I read your email carefully and then briefly checked out the company's website.  The product you refer to is really not an uncommon one in the U.S. You see, issues like this are very cloudy and you're right--there really isn't anything you can do about it.  This company could very well have had the product in question in the works for the past 18 months to 2 years.
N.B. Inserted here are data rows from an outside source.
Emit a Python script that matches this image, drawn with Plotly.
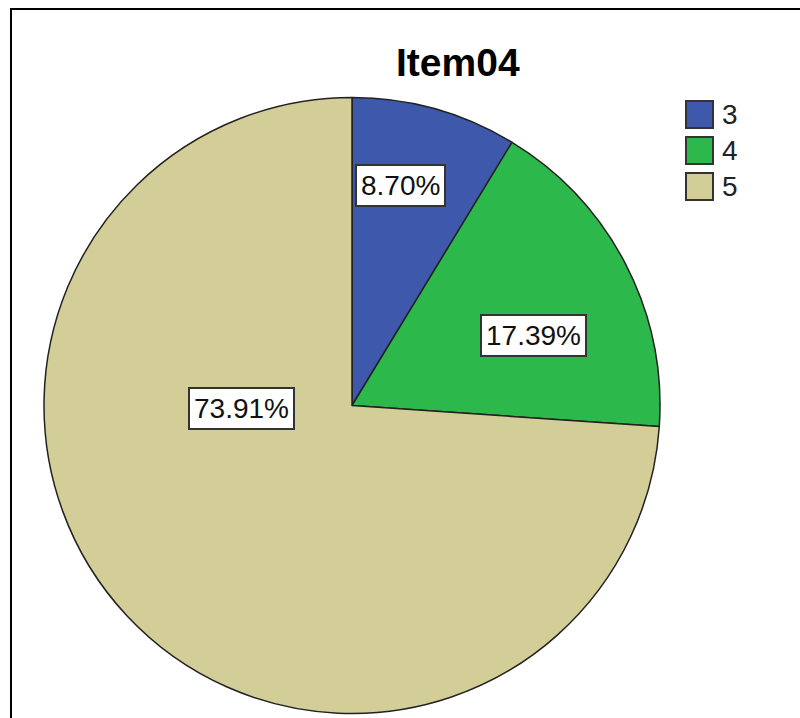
import math
import plotly.graph_objects as go

# ---- data ----
categories = ["3", "4", "5"]
counts = [2, 4, 17]
pct_labels = ["8.70%", "17.39%", "73.91%"]
title_text = "Item04"

# ---- styles / layout ----
colors = ["#3E58AC", "#2DB84B", "#D3CE97"]
W, H = 800, 718
FONT = "Liberation Sans, Arial, sans-serif"
pie_px = dict(x0=44, x1=660, y0=97, y1=714)          # pie bounding box (pixels)
label_px = [(400, 186), (533, 335), (241, 408)]        # label box centres (pixels)
legend_px = dict(x=686, y=101, size=27, step=36)       # legend layout (pixels)

def px_x(x):
    return x / W

def px_y(y):
    return 1 - y / H

fig = go.Figure()
fig.add_trace(go.Pie(
    labels=categories,
    values=counts,
    sort=False,
    direction="clockwise",
    rotation=0,
    textinfo="none",
    hoverinfo="label+percent",
    marker=dict(colors=colors, line=dict(color="#222222", width=1.5)),
    domain=dict(x=[px_x(pie_px["x0"]), px_x(pie_px["x1"])],
                y=[px_y(pie_px["y1"]), px_y(pie_px["y0"])]),
    showlegend=False,
))

annotations = []
# percentage labels in white boxes
for txt, (cx, cy) in zip(pct_labels, label_px):
    annotations.append(dict(
        x=px_x(cx), y=px_y(cy), xref="paper", yref="paper",
        text=txt, showarrow=False, xanchor="center", yanchor="middle",
        font=dict(family=FONT, size=28, color="#111111"),
        bgcolor="white", bordercolor="#333333", borderwidth=2, borderpad=4,
    ))

# title
annotations.append(dict(
    x=px_x(458), y=px_y(62), xref="paper", yref="paper",
    text="<b>%s</b>" % title_text, showarrow=False,
    xanchor="center", yanchor="middle",
    font=dict(family=FONT, size=39, color="black"),
))

shapes = []
# legend built from the category and colour lists
for i, (cat, col) in enumerate(zip(categories, colors)):
    top = legend_px["y"] + i * legend_px["step"]
    shapes.append(dict(
        type="rect", xref="paper", yref="paper",
        x0=px_x(legend_px["x"]), x1=px_x(legend_px["x"] + legend_px["size"]),
        y0=px_y(top + legend_px["size"]), y1=px_y(top),
        fillcolor=col, line=dict(color="#333333", width=2),
    ))
    annotations.append(dict(
        x=px_x(legend_px["x"] + legend_px["size"] + 7), y=px_y(top + legend_px["size"] / 2),
        xref="paper", yref="paper", text=cat, showarrow=False,
        xanchor="left", yanchor="middle",
        font=dict(family=FONT, size=28, color="#222222"),
    ))

# outer frame (extends past the right and bottom edges)
shapes.append(dict(
    type="rect", xref="paper", yref="paper",
    x0=px_x(11), x1=px_x(830), y0=px_y(760), y1=px_y(9),
    line=dict(color="black", width=2), fillcolor="rgba(0,0,0,0)",
))

fig.update_layout(
    width=W, height=H,
    margin=dict(l=0, r=0, t=0, b=0),
    paper_bgcolor="white", plot_bgcolor="white",
    annotations=annotations, shapes=shapes,
)

fig.write_html("out.html")
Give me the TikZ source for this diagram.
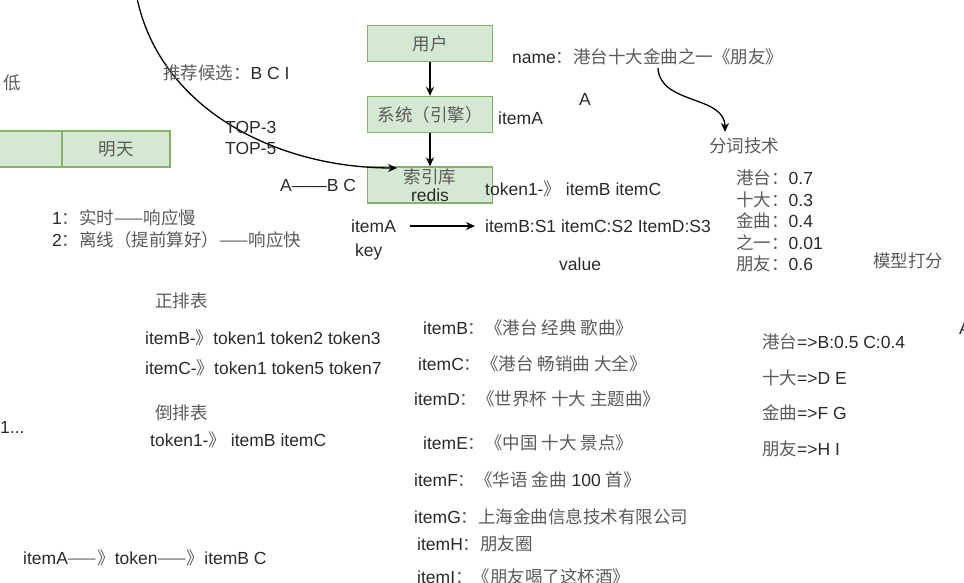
\documentclass[tikz,border=0pt]{standalone}
\usepackage{fontspec}
\setmainfont{Liberation Sans}
\newfontfamily\cjk{Noto Sans CJK SC}
\usetikzlibrary{arrows.meta}
\definecolor{boxfill}{HTML}{D5E8D4}
\definecolor{boxline}{HTML}{82B366}
\definecolor{zhgray}{HTML}{5A5A5A}
\definecolor{entext}{HTML}{2A2A2A}
\newcommand{\zh}[1]{{\cjk\color{zhgray}#1}}
\tikzset{
  txt/.style={anchor=west, inner sep=0pt, text=entext, font=\fontsize{17.5}{20}\selectfont},
  box/.style={draw=boxline, fill=boxfill, line width=1.3pt, minimum width=125pt, minimum height=36pt,
    inner sep=0pt, text=entext, font=\fontsize{17.5}{18}\selectfont},
  arr/.style={-{Stealth[length=9pt,width=8pt]}, line width=1.3pt},
}
\begin{document}
\begin{tikzpicture}[x=1pt,y=-1pt]
  \useasboundingbox (0,0) rectangle (964,583);
  \node[box] (user) at (430,43.5) {\zh{用户}};
  \node[box] (sys) at (430,114.5) {\zh{系统（引擎）}};
  \node[box, align=center] (idx) at (430,185) {\zh{索引库}\\redis};
  \node[box, minimum width=82pt] (lcell) at (21,149) {};
  \node[box, minimum width=108pt] (tmr) at (116,149) {\zh{明天}};
  \draw[arr] (user) -- (sys);
  \draw[arr] (sys) -- (idx);
  \coordinate (topend) at (137,-2);
  \coordinate (hit) at (397,168);
  \draw[arr] (topend) .. controls (160,108) and (275,168) .. (hit);

  \node[txt] (low) at (3,83) {\zh{低}};
  \node[txt] (cand) at (163,73) {\zh{推荐候选：}B C I};
  \node[txt] (top3) at (225,127) {TOP-3};
  \node[txt] (top5) at (225,148) {TOP-5};
  \node[txt] (abc) at (280,185) {A——B C};
  \node[txt] (name) at (512,57) {name\zh{：港台十大金曲之一《朋友》}};
  \node[txt] (letA) at (579,99) {A};
  \node[txt] (itemA) at (498,118) {itemA};
  \node[txt] (seg) at (709,146) {\zh{分词技术}};
  \coordinate (segstart) at (658,68);
  \coordinate (segend) at (725,132);
  \draw[arr] (segstart) .. controls (660,105) and (725,95) .. (segend);
  \node[txt, align=left, font=\fontsize{17.5}{21.5}\selectfont] (scores) at (736,221)
    {\zh{港台：}0.7\\\zh{十大：}0.3\\\zh{金曲：}0.4\\\zh{之一：}0.01\\\zh{朋友：}0.6};
  \node[txt] (model) at (873,261) {\zh{模型打分}};

  \node[txt] (tok) at (485,189) {token1-\zh{》} itemB itemC};
  \node[txt] (keyA) at (351,226) {itemA};
  \node[txt] (key) at (355,252) {key};
  \node[txt] (valS) at (485,226) {itemB:S1 itemC:S2 ItemD:S3};
  \node[txt] (value) at (559,264) {value};
  \draw[arr, shorten <=14pt, shorten >=10pt] (keyA.east) -- (valS.west);

  \node[txt] (mode1) at (52,218) {1\zh{：实时——响应慢}};
  \node[txt] (mode2) at (52,240) {2\zh{：离线（提前算好）——响应快}};

  \node[txt] (fwd) at (155,301) {\zh{正排表}};
  \node[txt] (fwdB) at (145,338) {itemB-\zh{》}token1 token2 token3};
  \node[txt] (fwdC) at (145,368) {itemC-\zh{》}token1 token5 token7};
  \node[txt] (inv) at (155,413) {\zh{倒排表}};
  \node[txt] (inv1) at (150,440) {token1-\zh{》} itemB itemC};
  \node[txt] (dots) at (0,427) {1...};
  \node[txt] (chain) at (23,558) {itemA\zh{——》}token\zh{——》}itemB C};

  \node[txt] (itB) at (423,328) {itemB\zh{：《港台 经典 歌曲》}};
  \node[txt] (itC) at (418,364) {itemC\zh{：《港台 畅销曲 大全》}};
  \node[txt] (itD) at (414,399) {itemD\zh{：《世界杯 十大 主题曲》}};
  \node[txt] (itE) at (423,443) {itemE\zh{：《中国 十大 景点》}};
  \node[txt] (itF) at (414,480) {itemF\zh{：《华语 金曲} 100 \zh{首》}};
  \node[txt] (itG) at (414,517) {itemG\zh{：上海金曲信息技术有限公司}};
  \node[txt] (itH) at (417,544) {itemH\zh{：朋友圈}};
  \node[txt] (itI) at (417,577) {itemI\zh{：《朋友喝了这杯酒》}};

  \node[txt] (mapA) at (762,342) {\zh{港台}=>B:0.5 C:0.4};
  \node[txt] (mapB) at (762,378) {\zh{十大}=>D E};
  \node[txt] (mapC) at (762,413) {\zh{金曲}=>F G};
  \node[txt] (mapD) at (762,449) {\zh{朋友}=>H I};
  \node[txt] (edgeA) at (959,328) {A};
\end{tikzpicture}
\end{document}
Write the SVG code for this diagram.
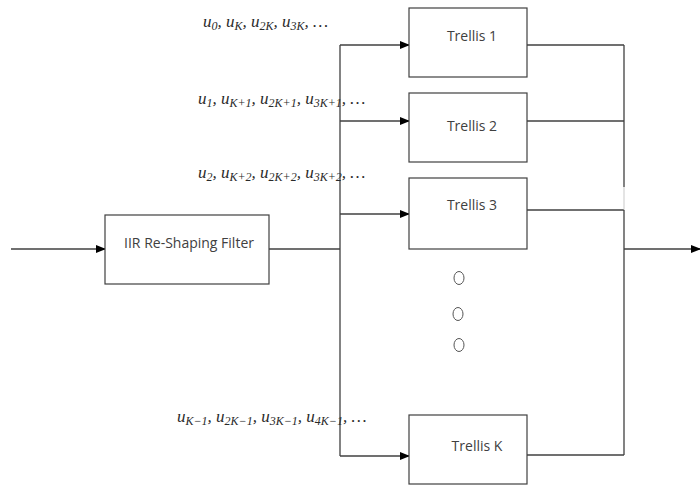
<svg xmlns="http://www.w3.org/2000/svg" width="700" height="485" viewBox="0 0 700 485">
<defs>
<marker id="ah" markerWidth="10" markerHeight="8" refX="9" refY="4" orient="auto" markerUnits="userSpaceOnUse">
<path d="M0,0 L10,4 L0,8 Z" fill="#000"/>
</marker>
<style>
.box{fill:#fff;stroke:#404040;stroke-width:1.2}
.ln{fill:none;stroke:#404040;stroke-width:1.3}
.lbl{font-family:"Open Sans","Noto Sans","Liberation Sans",sans-serif;font-size:14px;fill:#404040}
.m{font-family:"Liberation Serif","DejaVu Serif",serif;font-style:italic;font-size:17px;fill:#2a2a2a}
.s{font-size:12px}
.dot{fill:none;stroke:#555;stroke-width:1}
</style>
</defs>
<rect width="700" height="485" fill="#fff"/>
<g id="connectors">
<line class="ln" x1="11" y1="249" x2="105" y2="249" marker-end="url(#ah)"/>
<polyline class="ln" points="269,249 340,249"/>
<line class="ln" x1="340" y1="45" x2="340" y2="456"/>
<line class="ln" x1="340" y1="45" x2="409" y2="45" marker-end="url(#ah)"/>
<line class="ln" x1="340" y1="121" x2="409" y2="121" marker-end="url(#ah)"/>
<line class="ln" x1="340" y1="214" x2="409" y2="214" marker-end="url(#ah)"/>
<line class="ln" x1="340" y1="456" x2="409" y2="456" marker-end="url(#ah)"/>
<line class="ln" x1="527" y1="45" x2="624" y2="45"/>
<line class="ln" x1="527" y1="121" x2="624" y2="121"/>
<line class="ln" x1="527" y1="210" x2="624" y2="210"/>
<line class="ln" x1="527" y1="455" x2="624" y2="455"/>
<line class="ln" x1="624" y1="45" x2="624" y2="187"/>
<line x1="624" y1="187" x2="624" y2="210" stroke="#bbb" stroke-width="0.8"/>
<line class="ln" x1="624" y1="210" x2="624" y2="455"/>
<line class="ln" x1="624" y1="249" x2="700" y2="249" marker-end="url(#ah)"/>
</g>
<g id="filter">
<rect class="box" x="105" y="215" width="164" height="69"/>
<text class="lbl" x="189" y="248" text-anchor="middle">IIR Re-Shaping Filter</text>
</g>
<g id="trellis1">
<rect class="box" x="409" y="8" width="118" height="69"/>
<text class="lbl" x="472" y="41" text-anchor="middle">Trellis 1</text>
</g>
<g id="trellis2">
<rect class="box" x="409" y="93" width="118" height="69"/>
<text class="lbl" x="472" y="131" text-anchor="middle">Trellis 2</text>
</g>
<g id="trellis3">
<rect class="box" x="409" y="178" width="118" height="71"/>
<text class="lbl" x="472" y="210" text-anchor="middle">Trellis 3</text>
</g>
<g id="trellisK">
<rect class="box" x="409" y="415" width="118" height="69"/>
<text class="lbl" x="477" y="451" text-anchor="middle">Trellis K</text>
</g>
<g id="dots">
<ellipse class="dot" cx="459" cy="278" rx="5" ry="6.5"/>
<ellipse class="dot" cx="458" cy="314" rx="5" ry="6.5"/>
<ellipse class="dot" cx="459" cy="345" rx="5" ry="6.5"/>
</g>
<g id="labels">
<text class="m" x="203" y="27">u<tspan class="s" dy="3">0</tspan><tspan dy="-3">, u</tspan><tspan class="s" dy="3">K</tspan><tspan dy="-3">, u</tspan><tspan class="s" dy="3">2K</tspan><tspan dy="-3">, u</tspan><tspan class="s" dy="3">3K</tspan><tspan dy="-3">, …</tspan></text>
<text class="m" x="198" y="104">u<tspan class="s" dy="3">1</tspan><tspan dy="-3">, u</tspan><tspan class="s" dy="3">K+1</tspan><tspan dy="-3">, u</tspan><tspan class="s" dy="3">2K+1</tspan><tspan dy="-3">, u</tspan><tspan class="s" dy="3">3K+1</tspan><tspan dy="-3">, …</tspan></text>
<text class="m" x="198" y="178">u<tspan class="s" dy="3">2</tspan><tspan dy="-3">, u</tspan><tspan class="s" dy="3">K+2</tspan><tspan dy="-3">, u</tspan><tspan class="s" dy="3">2K+2</tspan><tspan dy="-3">, u</tspan><tspan class="s" dy="3">3K+2</tspan><tspan dy="-3">, …</tspan></text>
<text class="m" x="177" y="422">u<tspan class="s" dy="3">K−1</tspan><tspan dy="-3">, u</tspan><tspan class="s" dy="3">2K−1</tspan><tspan dy="-3">, u</tspan><tspan class="s" dy="3">3K−1</tspan><tspan dy="-3">, u</tspan><tspan class="s" dy="3">4K−1</tspan><tspan dy="-3">, …</tspan></text>
</g>
</svg>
The timing of your sending the idea 9 months ago and their development and launching of it could simply have coincided.  This happens frequently. Companies do studies to see how a product will perform and it often takes a year or two for them to go with the product.  Yes, there's always the possibility they saw your product suggestion and "took" it, but I really doubt that--it's not in their best interest to do so.  No matter what I say, if you're convinced they did take it, you'll never submit to them again--plus in forums or communications with other writers, you're more than likely to talk about your negative experience.  Companies that rely heavily--or solely--on freelance contributions, are very sensitive to that and will go out of their way not to have the public perception that they take individual ideas or product concepts without paying for them. My opinion--and it is an opinion--is by the time you suggested this product, they already had it in the works.  I understand you will be leery of submitting anything else to them--and that's certainly within your right to feel that way.  I hope, however, it will not put you off in continuing to submit your work to other companies.  Anytime in the future that you have an entire concept, you would probably be more at ease to first register it with your copyright office.  Best, Sandra Miller-Louden 

 

Dear Sandra:

 

I’ve just finished reading your book, Write Well & Sell: Greeting Cards.  The information and tips you reveal are priceless.  Really great stuff.  I’ve been writing, submitting and selling humorous alternative cards for a couple of years...

 

I have a question and a problem you may be able to help me solve.  The question is, do greeting card companies have a website where they report writers who do something stupid?  And do they blackball the ones who do?  Apparently I have done something dumb...

 

In a batch of ideas, I included a gag idea, which I thought was funny.  Well, apparently {the card company} didn’t think it was funny—they thought it was gross.  When they mailed back the batch, someone had written the word “disgusting” on that particular card.  I was shocked!  That gag was [comparable to] the stuff this company publishes.

 

Why do I think they had me blackballed?  I’ve mailed out card ideas to other publishers, some of whom I sold card concepts to.  Not only did they not mail back my work, they also didn’t respond to the letters I sent them asking about the [status] of my work. 

 

Doesn’t that sound like I’ve been cut off?

 

[Name Withheld]

New York

 

Hello New York:

 

It sounds more to me like, in one person’s opinion, one idea of yours was “disgusting.”  They let you know that, not so much to insult you (although I admit no one wants to hear their ideas are “disgusting,” “dumb,” “moronic” or any other negative adjective) as to help you in what lines not to cross if you hope to sell ideas to them.

 

While similar paranoid feelings have found most writers if they write for any length of time, editors don’t have the time or the inclination to “report writers” to other editors.  The only real writing sin in most editors’ eyes is plagiarism; if an editor finds out a writer has knowingly plagiarized from her company’s line of work, then the writer can expect some sort of backlash.  However, even that will not likely include a blacklisting.  More than likely, the writer will receive an email or phone call telling her not to bother to submit to the company again.

 

So while your experience obviously was an unpleasant one, I wouldn’t extrapolate that experience to include an industry-wide conspiracy to exclude your contributions.  Editors are notorious for having piles of paper on their desk; your letter is at the bottom of some pile or awaiting a reply from an editor who’s just had a baby, had a vacation or had five pressing deadlines in a row.  Relax—and if I were you, throw the offending idea away.